Nigeria: Banks’ debt tap turned off by oil-price slump

Central-Bank-of-Nigeria-CBN01 November 2014 – The Central Bank of Nigeria’s, CBN, rules to curb foreign-currency borrowing by Nigerian lenders threaten to halt Eurobond sales by banks in Africa’s biggest oil producer as lower crude prices heighten risks to the naira.

Banks would probably turn to rights offers and naira debt rather than selling dollar bonds, according to FBN Capital, the investment-banking unit of Nigeria’s largest bank by assets, Lagos-based FBN Holdings Plc.

Nigerian dollar notes lost 0.4 per cent this month, compared with a 2.2 percent average return among 57 emerging markets tracked by Bloomberg indexes.

Slumping oil prices are weighing on the outlook for Africa’s biggest economy, weakening the naira and eroding foreign-currency earnings. The central bank recently capped the amount of borrowing banks can do in foreign currencies as percentages of shareholders’ funds.

“The central bank rule will slow the issuance of dollar bonds,” a banking analyst at Lagos-based FBN Capital, Bunmi Asaolu said on Thursday.

“More naira will be raised while the dollar takes the back seat.”

Nigeria’s foreign reserves dropped for 13 consecutive days to $38.86 billion on October 27, a three-month low. Brent crude oil for December delivery retreated 22 percent from this year’s peak in June to $87.12 a barrel yesterday on the ICE Futures Europe exchange in London.

The naira weakened 0.2 percent to N165.60 per dollar yesterday.

Even as the lower price erodes Nigeria’s earnings from oil, which account for about 80 percent of government revenue, central bank Deputy Governor Sarah Alade said October 23 the regulator would keep using reserves to support the naira.

Dollars are sold by the bank to lenders at regular auctions twice a week and directly at irregular intervals depending on fluctuations in the local currency.

The central bank’s borrowing rules may support the local currency “over time,” chief executive officer of Lagos-based Financial Derivatives Company, Bismarck Rewane said.

“Nigerian banks are heavy with dollar borrowings for which there are repatriations in the form of interest and dividends,” he said. “This is one of the ways the central bank can check the outflows.”

Local-currency sovereign debt returned 9.8 per cent this year in dollar terms, the best in Africa. That compares with a 6.7 percent average among developing-nation domestic debt, according to Bloomberg indexes.

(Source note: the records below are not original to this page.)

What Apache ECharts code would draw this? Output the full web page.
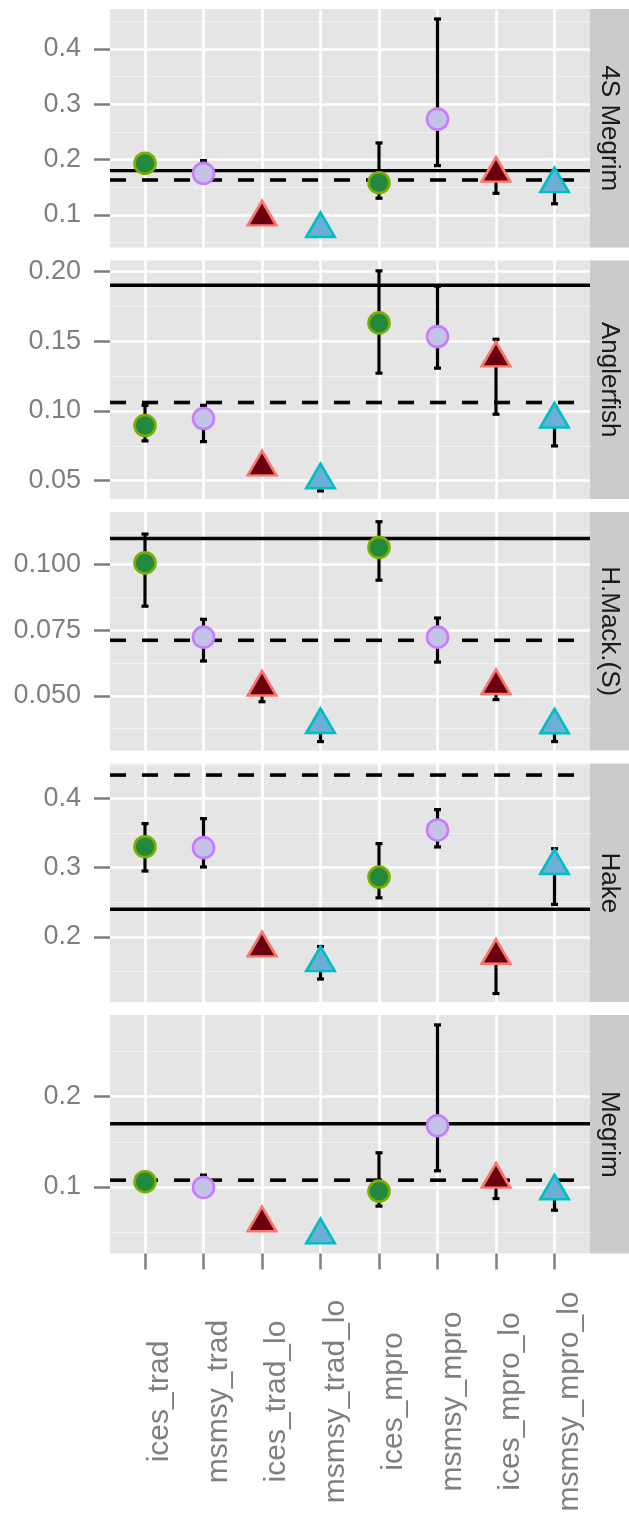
<!DOCTYPE html>
<html>
<head>
<meta charset="utf-8">
<script src="https://cdn.jsdelivr.net/npm/echarts@6/dist/echarts.min.js"></script>
<style>
  html, body { margin: 0; padding: 0; background: #ffffff; }
  #chart { width: 629px; height: 1520px; }
</style>
</head>
<body>
<div id="chart"></div>
<script>
// ---------------- DATA ----------------
const categories = ['ices_trad', 'msmsy_trad', 'ices_trad_lo', 'msmsy_trad_lo',
                    'ices_mpro', 'msmsy_mpro', 'ices_mpro_lo', 'msmsy_mpro_lo'];
const stocks = ['4S Megrim', 'Anglerfish', 'H.Mack.(S)', 'Hake', 'Megrim'];

const est4SMegrim = [0.193, 0.175, 0.095, 0.074, 0.158, 0.273, 0.174, 0.155];
const lo4SMegrim  = [0.187, 0.166, 0.090, 0.070, 0.130, 0.189, 0.139, 0.120];
const hi4SMegrim  = [0.199, 0.198, 0.100, 0.078, 0.230, 0.454, 0.185, 0.165];

const estAnglerfish = [0.0895, 0.0945, 0.0594, 0.0501, 0.163, 0.1532, 0.1374, 0.0937];
const loAnglerfish  = [0.0785, 0.0780, 0.0570, 0.0427, 0.127, 0.1306, 0.0976, 0.0749];
const hiAnglerfish  = [0.1040, 0.1040, 0.0630, 0.0530, 0.2003, 0.1893, 0.1513, 0.1000];

const estHMack = [0.1007, 0.0724, 0.0531, 0.0388, 0.1066, 0.0724, 0.0537, 0.0387];
const loHMack  = [0.0842, 0.0633, 0.0478, 0.0326, 0.0941, 0.0629, 0.0486, 0.0326];
const hiHMack  = [0.1117, 0.0792, 0.0560, 0.0410, 0.1164, 0.0797, 0.0560, 0.0410];

const estHake = [0.3304, 0.329, 0.183, 0.1616, 0.2865, 0.3546, 0.1723, 0.3022];
const loHake  = [0.2952, 0.301, 0.178, 0.139, 0.2565, 0.330, 0.118, 0.247];
const hiHake  = [0.3638, 0.371, 0.190, 0.186, 0.3348, 0.384, 0.180, 0.3275];

const estMegrim = [0.1056, 0.0993, 0.0593, 0.0459, 0.0952, 0.1678, 0.1077, 0.0949];
const loMegrim  = [0.1010, 0.0950, 0.0560, 0.0430, 0.0786, 0.1178, 0.0870, 0.0740];
const hiMegrim  = [0.1100, 0.1130, 0.0620, 0.0490, 0.1378, 0.2797, 0.1150, 0.1000];

const refSolid  = [0.180, 0.190, 0.110, 0.240, 0.170];
const refDashed = [0.163, 0.106, 0.0712, 0.434, 0.1074];

const yMin = [0.041, 0.0369, 0.0292, 0.1058, 0.026];
const yMax = [0.472, 0.2077, 0.1201, 0.4507, 0.2907];

const ticks4SMegrim  = ['0.1', '0.2', '0.3', '0.4'];
const ticksAnglerfish = ['0.05', '0.10', '0.15', '0.20'];
const ticksHMack     = ['0.050', '0.075', '0.100'];
const ticksHake      = ['0.2', '0.3', '0.4'];
const ticksMegrim    = ['0.1', '0.2'];

// ---------------- ASSEMBLY ----------------
const estAll = [est4SMegrim, estAnglerfish, estHMack, estHake, estMegrim];
const loAll  = [lo4SMegrim, loAnglerfish, loHMack, loHake, loMegrim];
const hiAll  = [hi4SMegrim, hiAnglerfish, hiHMack, hiHake, hiMegrim];
const tickAll = [ticks4SMegrim, ticksAnglerfish, ticksHMack, ticksHake, ticksMegrim];

const FONT = "'Liberation Sans', Arial, Helvetica, sans-serif";
const GREY = '#7f7f7f';
const PANEL_LEFT = 110, PANEL_RIGHT_EDGE = 590, STRIP_W = 39;
const TOP0 = 9, STEP = 251.5, H = 238.5;
const CAT_LEFT = 145, CAT_STEP = 58.5;

const groupStyles = [
  { symbol: 'circle',   size: 21, fill: '#23893f', stroke: '#7cae00' },
  { symbol: 'circle',   size: 21, fill: '#c3c3e5', stroke: '#c77cff' },
  { symbol: 'triangle', size: [28.5, 24.5], fill: '#6a000f', stroke: '#f8766d' },
  { symbol: 'triangle', size: [28.5, 24.5], fill: '#6baed6', stroke: '#00bfc4' }
];

const grids = [], xAxes = [], yAxes = [], series = [], graphics = [];

for (let p = 0; p < stocks.length; p++) {
  const top = TOP0 + p * STEP;
  const tickVals = tickAll[p].map(Number);
  const step = Math.round((tickVals[1] - tickVals[0]) * 1e6) / 1e6;
  const labelMap = {};
  tickAll[p].forEach(t => { labelMap[Number(t).toFixed(6)] = t; });
  const last = p === stocks.length - 1;

  // Grid A: panel background, y axis, reference lines
  const gA = grids.length;
  grids.push({ left: PANEL_LEFT, width: PANEL_RIGHT_EDGE - PANEL_LEFT, top: top, height: H,
               show: true, backgroundColor: '#e5e5e5', borderWidth: 0 });
  xAxes.push({ type: 'value', gridIndex: gA, min: 0, max: 1, show: false });
  yAxes.push({
    type: 'value', gridIndex: gA, min: yMin[p], max: yMax[p],
    minInterval: step, maxInterval: step,
    axisLine: { show: false },
    axisTick: { show: true, length: 16, lineStyle: { color: GREY, width: 2.5 }, customValues: tickVals },
    axisLabel: { show: true, customValues: tickVals, margin: 29, fontSize: 27, color: GREY, fontFamily: FONT,
                 formatter: v => labelMap[Number(v).toFixed(6)] || '' },
    splitLine: { show: true, lineStyle: { color: '#ffffff', width: 2.6 } },
    minorTick: { show: false, splitNumber: 2 },
    minorSplitLine: { show: true, lineStyle: { color: '#f2f2f2', width: 1.2 } }
  });

  // Grid B: categories (data marks)
  const gB = grids.length;
  grids.push({ left: CAT_LEFT, width: CAT_STEP * (categories.length - 1), top: top, height: H, show: false });
  xAxes.push({
    type: 'value', gridIndex: gB, min: 0, max: categories.length - 1, interval: 1,
    axisLine: { show: false },
    axisTick: { show: last, length: 16, lineStyle: { color: GREY, width: 2.5 } },
    axisLabel: { show: last, rotate: 90, margin: 148, fontSize: 30, color: GREY, fontFamily: FONT,
                 align: 'center', verticalAlign: 'top',
                 formatter: v => categories[Math.round(v)] || '' },
    splitLine: { show: true, lineStyle: { color: '#ffffff', width: 2.6 } }
  });
  yAxes.push({ type: 'value', gridIndex: gB, min: yMin[p], max: yMax[p], show: false, splitLine: { show: false } });

  const xA = xAxes.length - 2, yA = yAxes.length - 2, xB = xAxes.length - 1, yB = yAxes.length - 1;

  // reference lines
  series.push({
    type: 'line', xAxisIndex: xA, yAxisIndex: yA, symbol: 'none', z: 3, silent: true,
    data: [[0, refSolid[p]], [1, refSolid[p]]],
    lineStyle: { color: '#000000', width: 3.4 }
  });
  series.push({
    type: 'line', xAxisIndex: xA, yAxisIndex: yA, symbol: 'none', z: 3, silent: true,
    data: [[0, refDashed[p]], [1, refDashed[p]]],
    lineStyle: { color: '#000000', width: 3.6, type: [16, 16] }
  });

  // error bars
  series.push({
    type: 'custom', xAxisIndex: xB, yAxisIndex: yB, z: 4, silent: true,
    encode: { x: 0, y: [1, 2] },
    data: categories.map((c, i) => [i, loAll[p][i], hiAll[p][i]]),
    renderItem: (params, api) => {
      const x = api.value(0);
      const a = api.coord([x, api.value(2)]);
      const b = api.coord([x, api.value(1)]);
      const w = 3.5;
      const st = { stroke: '#000000', lineWidth: 3.2 };
      return { type: 'group', children: [
        { type: 'line', shape: { x1: a[0], y1: a[1], x2: b[0], y2: b[1] }, style: st },
        { type: 'line', shape: { x1: a[0] - w, y1: a[1], x2: a[0] + w, y2: a[1] }, style: st },
        { type: 'line', shape: { x1: b[0] - w, y1: b[1], x2: b[0] + w, y2: b[1] }, style: st }
      ] };
    }
  });

  // points
  groupStyles.forEach((g, gi) => {
    const data = [];
    for (let i = gi; i < categories.length; i += 4) data.push([i, estAll[p][i]]);
    const tri = g.symbol === 'triangle';
    series.push({
      type: 'scatter', xAxisIndex: xB, yAxisIndex: yB, z: 6, silent: true,
      symbol: g.symbol, symbolSize: g.size,
      symbolOffset: tri ? [0, -4.5] : [0, 0],
      itemStyle: { color: g.fill, borderColor: g.stroke, borderWidth: 2.6, opacity: 1 },
      data: data
    });
  });

  // facet strip
  graphics.push({
    type: 'rect', silent: true,
    shape: { x: PANEL_RIGHT_EDGE, y: top, width: STRIP_W, height: H },
    style: { fill: '#cbcbcb' }
  });
  graphics.push({
    type: 'text', silent: true,
    x: PANEL_RIGHT_EDGE + STRIP_W / 2, y: top + H / 2, rotation: -Math.PI / 2,
    style: { text: stocks[p], fontSize: 26, fontFamily: FONT, fill: '#1a1a1a',
             align: 'center', verticalAlign: 'middle' }
  });
}

const chart = echarts.init(document.getElementById('chart'), null, { renderer: 'canvas' });
chart.setOption({
  animation: false,
  backgroundColor: '#ffffff',
  grid: grids,
  xAxis: xAxes,
  yAxis: yAxes,
  series: series,
  graphic: graphics
});
</script>
</body>
</html>
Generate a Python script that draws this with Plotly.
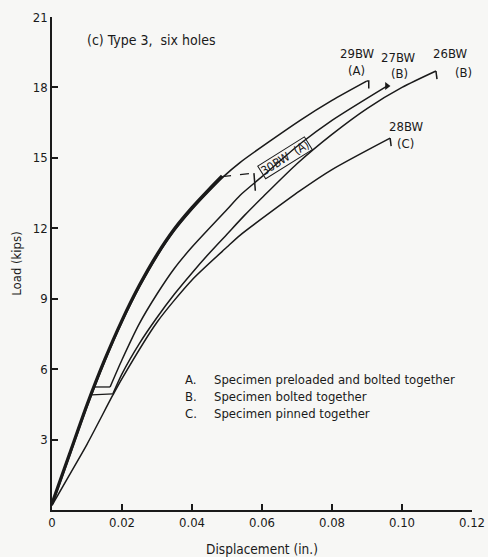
import plotly.graph_objects as go

# ---- data (displacement in., load kips) ----
a_x = [0, 0.005, 0.01, 0.015, 0.02, 0.025, 0.03, 0.035, 0.04, 0.045, 0.049, 0.0537, 0.0709, 0.08, 0.0899]
a_y = [0.2, 2.3, 4.4, 6.3, 8.0, 9.5, 10.8, 11.9, 12.8, 13.6, 14.2, 14.8, 16.6, 17.45, 18.27]

bw30_x = [0, 0.005, 0.01, 0.015, 0.02, 0.025, 0.03, 0.035, 0.04, 0.045, 0.0486]
bw30_y = [0.2, 2.3, 4.4, 6.3, 8.0, 9.5, 10.8, 11.9, 12.8, 13.6, 14.15]

bw27_x = [0.0122, 0.0166, 0.02, 0.025, 0.03, 0.035, 0.04, 0.05, 0.0537, 0.06, 0.0709, 0.08, 0.0957]
bw27_y = [5.24, 5.24, 6.4, 7.95, 9.2, 10.3, 11.2, 12.8, 13.4, 14.2, 15.6, 16.6, 18.06]

bw26_x = [0.0113, 0.0174, 0.02, 0.025, 0.03, 0.035, 0.04, 0.045, 0.05, 0.055, 0.06, 0.07, 0.08, 0.09, 0.1, 0.1097]
bw26_y = [4.9, 4.95, 5.8, 7.1, 8.2, 9.2, 10.1, 10.95, 11.75, 12.55, 13.3, 14.75, 16.0, 17.1, 18.0, 18.7]

bw28_x = [0, 0.005, 0.01, 0.0174, 0.02, 0.03, 0.04, 0.05, 0.0537, 0.0709, 0.08, 0.0966]
bw28_y = [0.2, 1.5, 2.8, 4.9, 5.6, 8.0, 9.8, 11.2, 11.7, 13.6, 14.5, 15.84]

x_ticks = [0, 0.02, 0.04, 0.06, 0.08, 0.10, 0.12]
x_tick_text = ["0", "0.02", "0.04", "0.06", "0.08", "0.10", "0.12"]
y_ticks = [3, 6, 9, 12, 15, 18, 21]
y_tick_text = ["3", "6", "9", "12", "15", "18", "21"]

FONT = "DejaVu Sans Condensed, Liberation Sans Narrow, sans-serif"
INK = "#1a1a1a"
BG = "#f7f7f5"

fig = go.Figure()

def curve(x, y, w=1.5, shape="spline", dash="solid"):
    fig.add_trace(go.Scatter(x=x, y=y, mode="lines",
                             line=dict(color=INK, width=w, shape=shape, smoothing=0.7, dash=dash),
                             showlegend=False, hoverinfo="skip"))

# A curves (29BW full, 30BW thick overlap)
curve(a_x, a_y, 1.6)
curve(bw30_x, [v + 0.08 for v in bw30_y], 3.2)
# 30BW end: dashed + tick
curve([bw30_x[-1], 0.0577], [bw30_y[-1] + 0.05, 14.35], 1.2, "linear", "dash")
curve([0.0577, 0.0581], [14.35, 13.6], 1.5, "linear")

# B curves: slip segments then continuation
curve(bw27_x[:2], bw27_y[:2], 1.3, "linear")
curve(bw27_x[1:], bw27_y[1:], 1.5)
curve(bw26_x[:2], bw26_y[:2], 1.3, "linear")
curve(bw26_x[1:], bw26_y[1:], 1.5)

# C curve
curve(bw28_x, bw28_y, 1.5)

# end markers
curve([a_x[-1], 0.0905, 0.0905], [a_y[-1], 18.27, 17.95], 1.5, "linear")
curve([bw26_x[-1], 0.1100], [bw26_y[-1], 18.35], 1.5, "linear")
curve([bw28_x[-1], 0.0969], [bw28_y[-1], 15.5], 1.5, "linear")
fig.add_trace(go.Scatter(x=[bw27_x[-1]], y=[bw27_y[-1]], mode="markers",
                         marker=dict(symbol="triangle-right", size=7, color=INK),
                         showlegend=False, hoverinfo="skip"))

ann = [
    dict(x=0.0094, y=20.0, text="(c) Type 3,  six holes", xanchor="left", size=14),
    dict(x=0.0871, y=19.46, text="29BW"),
    dict(x=0.0871, y=18.74, text="(A)"),
    dict(x=0.0989, y=19.29, text="27BW"),
    dict(x=0.0994, y=18.61, text="(B)"),
    dict(x=0.1137, y=19.46, text="26BW"),
    dict(x=0.1147, y=18.65, text="(B)", xanchor="left"),
    dict(x=0.1011, y=16.35, text="28BW"),
    dict(x=0.0980, y=15.63, text="(C)", xanchor="left"),
    dict(x=0.0374, y=5.58, text="A.", xanchor="left"),
    dict(x=0.0374, y=4.85, text="B.", xanchor="left"),
    dict(x=0.0374, y=4.1, text="C.", xanchor="left"),
    dict(x=0.0457, y=5.58, text="Specimen preloaded and bolted together", xanchor="left"),
    dict(x=0.0457, y=4.85, text="Specimen bolted together", xanchor="left"),
    dict(x=0.0457, y=4.1, text="Specimen pinned together", xanchor="left"),
]
for a in ann:
    fig.add_annotation(x=a["x"], y=a["y"], text=a["text"], showarrow=False,
                       xanchor=a.get("xanchor", "center"), yanchor="middle",
                       font=dict(family=FONT, size=a.get("size", 13), color=INK))

fig.add_annotation(x=0.0665, y=15.0, text="30BW  (A)", showarrow=False, textangle=-32,
                   font=dict(family=FONT, size=12, color=INK),
                   bordercolor=INK, borderwidth=1, borderpad=0)

fig.update_layout(
    width=488, height=557,
    margin=dict(l=52, r=16, t=17, b=47, autoexpand=False),
    paper_bgcolor=BG, plot_bgcolor=BG,
    font=dict(family=FONT, size=13, color=INK),
    xaxis=dict(range=[0, 0.12], tickvals=x_ticks, ticktext=x_tick_text, automargin=False,
               showgrid=False, zeroline=False, showline=True, linecolor=INK, linewidth=1.5,
               ticks="inside", ticklen=6, tickwidth=1.5, tickcolor=INK,
               title=dict(text="Displacement (in.)", font=dict(size=13.5), standoff=15),
               tickfont=dict(size=13)),
    yaxis=dict(range=[0, 21], tickvals=y_ticks, ticktext=y_tick_text, automargin=False,
               showgrid=False, zeroline=False, showline=True, linecolor=INK, linewidth=1.5,
               ticks="inside", ticklen=6, tickwidth=1.5, tickcolor=INK,
               title=dict(text="Load (kips)", font=dict(size=13), standoff=8),
               tickfont=dict(size=13)),
)

post = (
    "document.documentElement.style.overflow='hidden';"
    "document.body.style.margin='0';document.body.style.overflow='hidden';"
    "document.body.style.background='" + BG + "';"
    "var d=document.getElementById('{plot_id}');var p=d.parentElement;"
    "p.style.width='488px';p.style.height='557px';p.style.overflow='hidden';p.style.position='relative';"
)

fig.write_html("out.html", config={"displayModeBar": False}, post_script=post)
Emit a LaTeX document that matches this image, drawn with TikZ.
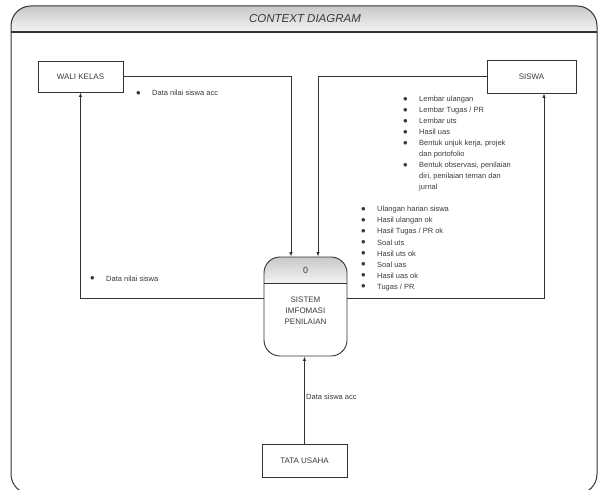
\documentclass[tikz,border=0pt]{standalone}
\usepackage{fontspec}
\setmainfont{Liberation Sans}
\usetikzlibrary{arrows.meta,calc}
\definecolor{linec}{HTML}{333333}
\definecolor{txtc}{HTML}{3A3A3A}
\definecolor{shadetop}{HTML}{C8C8C8}
\definecolor{shadebot}{HTML}{F4F4F4}
\newcommand{\bul}{\raisebox{0.1ex}{\fontsize{9bp}{9bp}\selectfont$\bullet$}}
\tikzset{
  entity/.style={draw=linec, line width=0.9bp, fill=white, font=\fontsize{8bp}{10bp}\selectfont, text=txtc, inner sep=0pt},
  arr/.style={draw=linec, line width=0.8bp, -{Latex[length=4.5bp,width=3.5bp]}},
  lbl/.style={font=\fontsize{7.5bp}{11bp}\selectfont, text=txtc, inner sep=0pt},
}
\begin{document}
\begin{tikzpicture}[x=1bp,y=-1bp]
\useasboundingbox (0,0) rectangle (598,490);
\clip (0,0) rectangle (598,490);
% frame title band
\shade[top color=shadetop, bottom color=shadebot] (11,32) {[rounded corners=20] -- (11,6) -- (597,6)} -- (597,32) -- cycle;
\draw[linec, line width=1bp, rounded corners=20] (11,6) rectangle (597,494);
\draw[linec, line width=1.3bp] (11,32) -- (597,32);
\node[font=\fontsize{11.5bp}{13bp}\selectfont\itshape, text=txtc, inner sep=0pt] (title) at (305,19) {CONTEXT DIAGRAM};

% entities
\node[entity, minimum width=85bp, minimum height=31bp] (wali) at (80.5,76.5) {WALI KELAS};
\node[entity, minimum width=89bp, minimum height=33bp] (siswa) at (531.5,76.5) {SISWA};
\node[entity, minimum width=85bp, minimum height=33bp] (tata) at (304.5,460.5) {TATA USAHA};

% process
\shade[top color=shadetop, bottom color=shadebot] (264,283) {[rounded corners=16] -- (264,257) -- (347,257)} -- (347,283) -- cycle;
\node[draw=linec, line width=0.9bp, rounded corners=16, minimum width=83bp, minimum height=99bp, inner sep=0pt] (proc) at (305.5,306.5) {};
\draw[linec, line width=1bp] (proc.west |- 0,283) -- (proc.east |- 0,283);
\node[font=\fontsize{9bp}{11bp}\selectfont, text=txtc, inner sep=0pt] (proczero) at (305.5,270) {0};
\node[font=\fontsize{8bp}{11bp}\selectfont, text=txtc, inner sep=0pt, align=center] (proclabel) at (305.5,311) {SISTEM\\IMFOMASI\\PENILAIAN};

% connectors
\draw[arr] (wali.east) -| ($(proc.north)+(-14.5,0)$);
\draw[arr] (siswa.west) -| ($(proc.north)+(12.5,0)$);
\draw[arr] ($(proc.west)+(0,-8.5)$) -| (wali.south);
\draw[arr] ($(proc.east)+(0,-8.5)$) -| ($(siswa.south)+(12.5,0)$);
\draw[arr] (tata.north) -- (tata.north |- proc.south);

% labels
\node[lbl, anchor=base west] (lblacc) at (136,96) {\begin{tabular}[t]{@{}p{16bp}@{}l@{}}\bul&Data nilai siswa acc\end{tabular}};
\node[lbl, anchor=base west] (lblnilai) at (90,281) {\begin{tabular}[t]{@{}p{16bp}@{}l@{}}\bul&Data nilai siswa\end{tabular}};
\node[lbl, anchor=base west] (lblsiswa) at (403,102) {\begin{tabular}[t]{@{}p{16bp}@{}l@{}}
\bul&Lembar ulangan\\
\bul&Lembar Tugas / PR\\
\bul&Lembar uts\\
\bul&Hasil uas\\
\bul&Bentuk unjuk kerja, projek\\
&dan portofolio\\
\bul&Bentuk observasi, penilaian\\
&diri, penilaian teman dan\\
&jurnal
\end{tabular}};
\node[lbl, anchor=base west] (lblproc) at (361,212) {\begin{tabular}[t]{@{}p{16bp}@{}l@{}}
\bul&Ulangan harian siswa\\
\bul&Hasil ulangan ok\\
\bul&Hasil Tugas / PR ok\\
\bul&Soal uts\\
\bul&Hasil uts ok\\
\bul&Soal uas\\
\bul&Hasil uas ok\\
\bul&Tugas / PR
\end{tabular}};
\node[lbl, anchor=base west] (lbltata) at (306,399) {Data siswa acc};
\end{tikzpicture}
\end{document}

Tapering of monetary stimulus by the Federal Reserve has curbed investors’ appetite for assets seen as riskier, such as Nigeria’s, pushing up costs for issuers. FCMB Group Plc, based in Lagos, opted to borrow $300 million from international lenders rather than sell a planned Eurobond to get lower rates.

“Eurobond issuance was expected to be light in the coming months,” London-based Standard Chartered Plc’s chief African strategist, Samir Gadio said. “But with the low oil price, it makes it even harder for Nigerian banks to come to the market.”